Yet I saw similarly unsophisticated Scripture interpretations far too often throughout my evangelical years. I’ve seen it repeatedly over the last four-plus years as white evangelicals have repeatedly mangled and twisted Scripture while defending the wicked man with whom they made a grievous Faustian pact.
The Nebuchadnezzar/Cyrus Fallacy
Triggered by their failure to heed the three guardrails listed above, white American evangelicals have, almost universally, bought into the bizarre narrative that portrays Donald Trump as a modern-day Nebuchadnezzar or Cyrus. That belief—promoted by the evangelical leaders listed earlier, and many more—is that Donald Trump, much like these two pagan kings, is God's choice to lead His people, white evangelicals, back into their Promised Land. Like those two kings, Trump was—some of us would say is—a pagan having no relationship with the true God. But, as the narrative continues, despite Trump's patently ungodly past, God chose him to battle Satan's evil progressives and return America to its Christian roots.

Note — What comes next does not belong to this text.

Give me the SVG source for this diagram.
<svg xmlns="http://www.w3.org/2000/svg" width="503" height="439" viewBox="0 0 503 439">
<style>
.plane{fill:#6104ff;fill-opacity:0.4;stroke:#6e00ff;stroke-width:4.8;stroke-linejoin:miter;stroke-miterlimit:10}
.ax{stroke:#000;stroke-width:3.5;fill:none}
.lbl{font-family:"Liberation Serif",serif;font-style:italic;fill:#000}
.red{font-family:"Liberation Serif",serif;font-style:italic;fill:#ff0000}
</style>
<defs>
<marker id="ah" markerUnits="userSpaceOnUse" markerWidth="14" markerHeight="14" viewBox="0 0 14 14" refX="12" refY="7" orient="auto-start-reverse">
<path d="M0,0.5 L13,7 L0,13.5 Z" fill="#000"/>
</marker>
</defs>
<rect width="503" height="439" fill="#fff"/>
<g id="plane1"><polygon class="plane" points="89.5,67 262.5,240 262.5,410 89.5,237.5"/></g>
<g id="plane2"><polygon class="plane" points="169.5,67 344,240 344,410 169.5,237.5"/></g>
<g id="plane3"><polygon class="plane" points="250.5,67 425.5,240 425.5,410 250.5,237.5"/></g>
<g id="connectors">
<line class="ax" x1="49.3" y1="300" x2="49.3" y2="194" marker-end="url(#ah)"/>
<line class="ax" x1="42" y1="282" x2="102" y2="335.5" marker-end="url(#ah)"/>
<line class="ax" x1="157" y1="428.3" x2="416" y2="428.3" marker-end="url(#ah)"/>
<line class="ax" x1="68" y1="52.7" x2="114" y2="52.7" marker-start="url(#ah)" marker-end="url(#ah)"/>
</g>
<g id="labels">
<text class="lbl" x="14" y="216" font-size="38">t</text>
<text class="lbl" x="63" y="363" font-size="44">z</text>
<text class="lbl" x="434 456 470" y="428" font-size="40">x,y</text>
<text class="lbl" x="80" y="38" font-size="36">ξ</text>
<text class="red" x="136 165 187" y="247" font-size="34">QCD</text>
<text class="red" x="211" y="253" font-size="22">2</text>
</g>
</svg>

After four years in the brightest of spotlights—during the campaign and beyond—Trump has evidenced little to no behavioral changes. His words and deeds show him to be the same self-centered, arrogant, ignorant, mean-spirited man he's always been. Yet white evangelicals continue to cling to the savior-king analogies. Does their belief have any merit?
Who Were Nebuchadnezzar and Cyrus?
Following the Israelites' initial entry into the biblical Promised Land, it didn't take long for the nation to go astray, eventually leading to a national split between northern and southern kingdoms. The southern kingdom had a few good kings and many bad ones. The northern kingdom went zero for 19. So, not too surprisingly, the northern kingdom was the first to be conquered—by the Assyrians, in around 740 B.C. The southern kingdom held on until the Babylonians under Nebuchadnezzar conquered them in around 586 B.C. Those southern kingdom inhabitants left alive through the conquest were hauled off to captivity in Nebuchadnezzar's Babylon.
Biblical accounts—as well as other historical records—reveal Nebuchadnezzar to have been an arrogant, boastful, cruel king. Yes, the Bible does say that, notwithstanding Nebuchadnezzar's less-than-stellar character traits, God chose him to work His will in world affairs. The Bible also reveals that, after God put the king through a profound humbling experience, Nebuchadnezzar came to believe in Yahweh. But, despite his change of heart, Nebuchadnezzar did not allow the captive Israelites to return to their Promised Land.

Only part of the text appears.